▼

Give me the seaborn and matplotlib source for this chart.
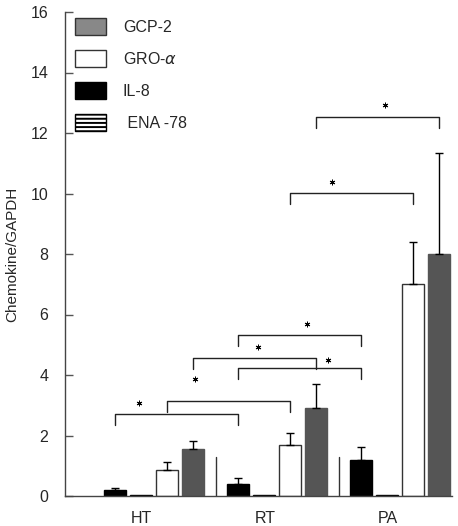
import numpy as np
import pandas as pd
import matplotlib
matplotlib.use("Agg")
import matplotlib.pyplot as plt
import seaborn as sns
from matplotlib.patches import Patch


groups = ["HT", "RT", "PA"]
chemokines = ["IL-8", "ENA -78", "GRO-$\\alpha$", "GCP-2"]

il8 = [0.20, 0.41, 1.18]
il8_err = [0.07, 0.20, 0.44]
ena78 = [0.02, 0.02, 0.02]
ena78_err = [0.0, 0.0, 0.0]
gro_a = [0.86, 1.69, 7.00]
gro_a_err = [0.27, 0.38, 1.40]
gcp2 = [1.56, 2.90, 8.00]
gcp2_err = [0.27, 0.80, 3.35]

y_ticks = [0, 2, 4, 6, 8, 10, 12, 14, 16]

# significance brackets: (group, chemokine) -> (group, chemokine), bracket height
brackets = [
    ("HT", "IL-8", "RT", "IL-8", 2.71),
    ("HT", "GRO-$\\alpha$", "RT", "GRO-$\\alpha$", 3.15),
    ("RT", "IL-8", "PA", "IL-8", 4.23),
    ("HT", "GCP-2", "RT", "GCP-2", 4.57),
    ("RT", "IL-8", "PA", "IL-8", 5.32),
    ("RT", "GRO-$\\alpha$", "PA", "GRO-$\\alpha$", 10.02),
    ("RT", "GCP-2", "PA", "GCP-2", 12.54),
]
# where the star sits along each bracket and how far above it
star_frac = [0.19, 0.23, 0.73, 0.53, 0.56, 0.34, 0.56]
star_lift = [0.36, 0.73, 0.26, 0.36, 0.36, 0.36, 0.40]


values = [il8, ena78, gro_a, gcp2]
errors = [il8_err, ena78_err, gro_a_err, gcp2_err]

rows = []
for chem, vals in zip(chemokines, values):
    for g, v in zip(groups, vals):
        rows.append({"group": g, "chemokine": chem, "value": v})
df = pd.DataFrame(rows)

sns.set_style("white")
plt.rcParams["font.family"] = ["Liberation Sans", "DejaVu Sans"]
plt.rcParams["hatch.linewidth"] = 1.4
plt.rcParams["mathtext.fontset"] = "dejavusans"

palette = {"IL-8": "black", "ENA -78": "white", "GRO-$\\alpha$": "white", "GCP-2": "#555555"}
edges = {"IL-8": "black", "ENA -78": "black", "GRO-$\\alpha$": "#333333", "GCP-2": "#555555"}

fig = plt.figure(figsize=(4.58, 5.26), dpi=100)
ax = fig.add_axes([65 / 458, 30 / 526, 387 / 458, 484 / 526])

sns.barplot(data=df, x="group", y="value", hue="chemokine", order=groups,
            hue_order=chemokines, palette=palette, width=0.845, gap=0.15,
            linewidth=1, errorbar=None, legend=False, ax=ax)

centers = {}
for chem, cont in zip(chemokines, ax.containers):
    for g, bar in zip(groups, cont):
        bar.set_edgecolor(edges[chem])
        if chem == "ENA -78":
            bar.set_hatch("----")
        centers[(g, chem)] = bar.get_x() + bar.get_width() / 2

# one-sided error bars
for chem, vals, errs in zip(chemokines, values, errors):
    if max(errs) == 0:
        continue
    xs = [centers[(g, chem)] for g in groups]
    ax.errorbar(xs, vals, yerr=[np.zeros(len(errs)), errs], fmt="none",
                ecolor="black", elinewidth=1, capsize=3.2, capthick=1, zorder=3)

# thin divider lines between groups
for g1, g2 in zip(groups[:-1], groups[1:]):
    xm = (centers[(g1, "GCP-2")] + centers[(g2, "IL-8")]) / 2
    ax.plot([xm, xm], [0, 1.3], color="#333333", lw=1)

# brackets with stars
for (g1, c1, g2, c2, h), f, lift in zip(brackets, star_frac, star_lift):
    x1, x2 = centers[(g1, c1)], centers[(g2, c2)]
    ax.plot([x1, x1, x2, x2], [h - 0.36, h, h, h - 0.36], color="#222222", lw=1)
    ax.plot(x1 + f * (x2 - x1), h + lift, marker=(6, 2, 0), ms=4,
            mec="black", mew=0.7, ls="none")

ax.set_ylim(0, 16)
ax.set_xlim(-0.724, 2.42)
ax.set_yticks(y_ticks)
ax.set_xticks([i - 0.1 for i in range(len(groups))], groups)
ax.set_ylabel("Chemokine/GAPDH", fontsize=11, labelpad=8)
ax.set_xlabel("")
ax.tick_params(axis="y", direction="in", length=5.8, width=1, color="#555555",
               labelsize=11.5, pad=12, left=True)
ax.tick_params(axis="x", length=0, labelsize=11.5, pad=10.5)
sns.despine(ax=ax)
for side in ["left", "bottom"]:
    ax.spines[side].set_color("#444444")
    ax.spines[side].set_linewidth(1)

handles = [
    Patch(facecolor="#888888", edgecolor="#333333", label="GCP-2"),
    Patch(facecolor="white", edgecolor="#333333", label="GRO-$\\alpha$"),
    Patch(facecolor="black", edgecolor="black", label="IL-8"),
    Patch(facecolor="white", edgecolor="black", hatch="----", label=" ENA -78"),
]
ax.legend(handles=handles, loc="upper left", bbox_to_anchor=(75 / 458, 1 - 18 / 526),
          bbox_transform=fig.transFigure, frameon=False, fontsize=11.5,
          borderpad=0, borderaxespad=0, handlelength=1.94, handleheight=1.25,
          labelspacing=0.95, handletextpad=1.06)

fig.savefig("out.png", dpi=100)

▲

### WHAT THIS TASK INVOLVES
Repeat the data exactly in full, omitting its pictures.

### RESPONSE BELOW
Give me the seaborn and matplotlib source for this chart.
import numpy as np
import pandas as pd
import matplotlib
matplotlib.use("Agg")
import matplotlib.pyplot as plt
import seaborn as sns
from matplotlib.patches import Patch


groups = ["HT", "RT", "PA"]
chemokines = ["IL-8", "ENA -78", "GRO-$\\alpha$", "GCP-2"]

il8 = [0.20, 0.41, 1.18]
il8_err = [0.07, 0.20, 0.44]
ena78 = [0.02, 0.02, 0.02]
ena78_err = [0.0, 0.0, 0.0]
gro_a = [0.86, 1.69, 7.00]
gro_a_err = [0.27, 0.38, 1.40]
gcp2 = [1.56, 2.90, 8.00]
gcp2_err = [0.27, 0.80, 3.35]

y_ticks = [0, 2, 4, 6, 8, 10, 12, 14, 16]

# significance brackets: (group, chemokine) -> (group, chemokine), bracket height
brackets = [
    ("HT", "IL-8", "RT", "IL-8", 2.71),
    ("HT", "GRO-$\\alpha$", "RT", "GRO-$\\alpha$", 3.15),
    ("RT", "IL-8", "PA", "IL-8", 4.23),
    ("HT", "GCP-2", "RT", "GCP-2", 4.57),
    ("RT", "IL-8", "PA", "IL-8", 5.32),
    ("RT", "GRO-$\\alpha$", "PA", "GRO-$\\alpha$", 10.02),
    ("RT", "GCP-2", "PA", "GCP-2", 12.54),
]
# where the star sits along each bracket and how far above it
star_frac = [0.19, 0.23, 0.73, 0.53, 0.56, 0.34, 0.56]
star_lift = [0.36, 0.73, 0.26, 0.36, 0.36, 0.36, 0.40]


values = [il8, ena78, gro_a, gcp2]
errors = [il8_err, ena78_err, gro_a_err, gcp2_err]

rows = []
for chem, vals in zip(chemokines, values):
    for g, v in zip(groups, vals):
        rows.append({"group": g, "chemokine": chem, "value": v})
df = pd.DataFrame(rows)

sns.set_style("white")
plt.rcParams["font.family"] = ["Liberation Sans", "DejaVu Sans"]
plt.rcParams["hatch.linewidth"] = 1.4
plt.rcParams["mathtext.fontset"] = "dejavusans"

palette = {"IL-8": "black", "ENA -78": "white", "GRO-$\\alpha$": "white", "GCP-2": "#555555"}
edges = {"IL-8": "black", "ENA -78": "black", "GRO-$\\alpha$": "#333333", "GCP-2": "#555555"}

fig = plt.figure(figsize=(4.58, 5.26), dpi=100)
ax = fig.add_axes([65 / 458, 30 / 526, 387 / 458, 484 / 526])

sns.barplot(data=df, x="group", y="value", hue="chemokine", order=groups,
            hue_order=chemokines, palette=palette, width=0.845, gap=0.15,
            linewidth=1, errorbar=None, legend=False, ax=ax)

centers = {}
for chem, cont in zip(chemokines, ax.containers):
    for g, bar in zip(groups, cont):
        bar.set_edgecolor(edges[chem])
        if chem == "ENA -78":
            bar.set_hatch("----")
        centers[(g, chem)] = bar.get_x() + bar.get_width() / 2

# one-sided error bars
for chem, vals, errs in zip(chemokines, values, errors):
    if max(errs) == 0:
        continue
    xs = [centers[(g, chem)] for g in groups]
    ax.errorbar(xs, vals, yerr=[np.zeros(len(errs)), errs], fmt="none",
                ecolor="black", elinewidth=1, capsize=3.2, capthick=1, zorder=3)

# thin divider lines between groups
for g1, g2 in zip(groups[:-1], groups[1:]):
    xm = (centers[(g1, "GCP-2")] + centers[(g2, "IL-8")]) / 2
    ax.plot([xm, xm], [0, 1.3], color="#333333", lw=1)

# brackets with stars
for (g1, c1, g2, c2, h), f, lift in zip(brackets, star_frac, star_lift):
    x1, x2 = centers[(g1, c1)], centers[(g2, c2)]
    ax.plot([x1, x1, x2, x2], [h - 0.36, h, h, h - 0.36], color="#222222", lw=1)
    ax.plot(x1 + f * (x2 - x1), h + lift, marker=(6, 2, 0), ms=4,
            mec="black", mew=0.7, ls="none")

ax.set_ylim(0, 16)
ax.set_xlim(-0.724, 2.42)
ax.set_yticks(y_ticks)
ax.set_xticks([i - 0.1 for i in range(len(groups))], groups)
ax.set_ylabel("Chemokine/GAPDH", fontsize=11, labelpad=8)
ax.set_xlabel("")
ax.tick_params(axis="y", direction="in", length=5.8, width=1, color="#555555",
               labelsize=11.5, pad=12, left=True)
ax.tick_params(axis="x", length=0, labelsize=11.5, pad=10.5)
sns.despine(ax=ax)
for side in ["left", "bottom"]:
    ax.spines[side].set_color("#444444")
    ax.spines[side].set_linewidth(1)

handles = [
    Patch(facecolor="#888888", edgecolor="#333333", label="GCP-2"),
    Patch(facecolor="white", edgecolor="#333333", label="GRO-$\\alpha$"),
    Patch(facecolor="black", edgecolor="black", label="IL-8"),
    Patch(facecolor="white", edgecolor="black", hatch="----", label=" ENA -78"),
]
ax.legend(handles=handles, loc="upper left", bbox_to_anchor=(75 / 458, 1 - 18 / 526),
          bbox_transform=fig.transFigure, frameon=False, fontsize=11.5,
          borderpad=0, borderaxespad=0, handlelength=1.94, handleheight=1.25,
          labelspacing=0.95, handletextpad=1.06)

fig.savefig("out.png", dpi=100)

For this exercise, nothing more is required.